Andrew Richardson will look to continue his rise through the motorsport ranks when the Michelin Ginetta GT Supercup resumes at Snetterton this weekend. However the Grantham based youngster faces obstacles off the track which make his achievements all the more impressive and he hopes will offer inspiration to others.
The 20 year old was diagnosed with Type 1 Diabetes in 2010 but has refused to let that hinder his progress from karting through into the G50 class and now the Premier G55s.
“Before I was first diagnosed with diabetes I wasn’t sure what was wrong with me as I found myself drinking 15 litres of fluid every day and I was losing weight, so I thought I better go to the doctor to get checked out.

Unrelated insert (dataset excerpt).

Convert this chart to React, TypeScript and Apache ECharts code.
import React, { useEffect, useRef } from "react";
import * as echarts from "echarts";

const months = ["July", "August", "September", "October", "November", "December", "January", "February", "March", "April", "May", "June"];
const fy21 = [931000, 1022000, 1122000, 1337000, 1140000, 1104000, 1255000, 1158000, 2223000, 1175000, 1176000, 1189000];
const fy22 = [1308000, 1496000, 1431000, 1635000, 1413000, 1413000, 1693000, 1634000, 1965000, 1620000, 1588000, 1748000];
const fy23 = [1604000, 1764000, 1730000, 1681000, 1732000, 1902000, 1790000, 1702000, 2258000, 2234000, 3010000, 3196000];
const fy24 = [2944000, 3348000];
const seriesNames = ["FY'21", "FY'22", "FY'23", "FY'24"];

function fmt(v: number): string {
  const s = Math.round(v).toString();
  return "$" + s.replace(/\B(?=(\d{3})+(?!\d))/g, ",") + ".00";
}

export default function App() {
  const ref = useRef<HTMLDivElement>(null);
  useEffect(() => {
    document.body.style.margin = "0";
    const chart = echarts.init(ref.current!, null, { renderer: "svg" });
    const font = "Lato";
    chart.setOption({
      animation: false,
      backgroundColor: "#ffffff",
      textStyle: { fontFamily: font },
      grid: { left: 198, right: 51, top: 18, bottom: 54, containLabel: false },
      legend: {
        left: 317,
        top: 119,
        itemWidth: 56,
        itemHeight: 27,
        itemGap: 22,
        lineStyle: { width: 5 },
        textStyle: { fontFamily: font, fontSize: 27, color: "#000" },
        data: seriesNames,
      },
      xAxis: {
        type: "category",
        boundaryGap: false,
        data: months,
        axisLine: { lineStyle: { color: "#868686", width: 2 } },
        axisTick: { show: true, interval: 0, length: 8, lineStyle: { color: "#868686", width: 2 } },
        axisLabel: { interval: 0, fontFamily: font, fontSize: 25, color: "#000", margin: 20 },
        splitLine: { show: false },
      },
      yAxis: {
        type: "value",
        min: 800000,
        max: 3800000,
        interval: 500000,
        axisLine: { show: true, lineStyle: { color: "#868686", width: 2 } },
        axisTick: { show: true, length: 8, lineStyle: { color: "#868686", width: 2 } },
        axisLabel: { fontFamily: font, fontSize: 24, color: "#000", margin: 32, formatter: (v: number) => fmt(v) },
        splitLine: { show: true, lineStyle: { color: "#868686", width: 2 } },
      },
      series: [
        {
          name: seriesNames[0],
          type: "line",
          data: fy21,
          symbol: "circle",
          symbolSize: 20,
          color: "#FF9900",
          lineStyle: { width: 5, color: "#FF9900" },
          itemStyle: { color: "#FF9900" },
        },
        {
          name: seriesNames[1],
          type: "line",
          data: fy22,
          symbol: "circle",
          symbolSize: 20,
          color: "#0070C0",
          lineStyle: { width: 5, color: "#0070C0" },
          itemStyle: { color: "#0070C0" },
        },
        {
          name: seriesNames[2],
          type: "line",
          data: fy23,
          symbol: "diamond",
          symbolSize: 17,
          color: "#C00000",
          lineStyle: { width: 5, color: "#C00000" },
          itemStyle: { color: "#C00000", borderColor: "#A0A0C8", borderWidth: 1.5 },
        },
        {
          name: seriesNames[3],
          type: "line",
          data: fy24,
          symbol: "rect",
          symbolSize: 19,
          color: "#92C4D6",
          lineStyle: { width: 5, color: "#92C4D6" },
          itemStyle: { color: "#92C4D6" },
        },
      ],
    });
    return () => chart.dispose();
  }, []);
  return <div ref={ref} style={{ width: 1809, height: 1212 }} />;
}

I’m able to control my diabetes through insulin injections but it does affect things like my training, as I have to make sure I plan ahead and ensure my sugar levels are up before I exercise.”
“In terms of my actual race routine, things haven’t changed too much. I have to make sure that I do my bloods before a race but I try to make sure that I don’t eat too close to the start of a race because I don’t want it to affect my bloods when I am in the car.”
As with many aspiring drivers, Richardson has the aim of a future in Formula One but admits he will take just as much pleasure if he can offer hope to people in a similar situation that they can still chase their dream.
“As I work my way up the motorsport ladder and get to a higher level, hopefully I’ll gain more support from people who also suffer from diabetes. If I can get their respect with my racing on track and keep moving forwards with my career, then hopefully I can show them that having diabetes shouldn’t hold you back and prevent you from doing anything. To be a real role model, you need to be in the public eye and hopefully I’ll achieve that in my career. As I’ve said, I hope to compete at the highest level possible in the future and who knows, one day I could be the first driver with Type 1 to compete in F1.”
Richardson currently lies ninth in the championship and although his goal to challenge for the title itself is beyond him, Andrew is looking to start afresh after the summer break and give his crew reward for their hard work.
“We moved into the G55 this year as there was a sponsor who was prepared to help us make the step up,” he says. “However, it’s been a frustrating season so far as we’ve suffered a number of retirements that weren’t down to anything we have done. I certainly didn’t think I’d be going into the second half of the year where I am in the championship and I guess my season will really start at Snetterton.”
“So far this year I’ve qualified on the front row of the grid in both the wet and the dry, I’ve set fastest laps and I’ve been on the podium so I’ve shown I am quick but our pace isn’t reflected by the amount of points we have scored. I’m not in a position to think about the championship now so my focus is on getting as many wins as I can in the remaining rounds and picking up some strong results for the team to earn them the respect that the deserve for the job they do.”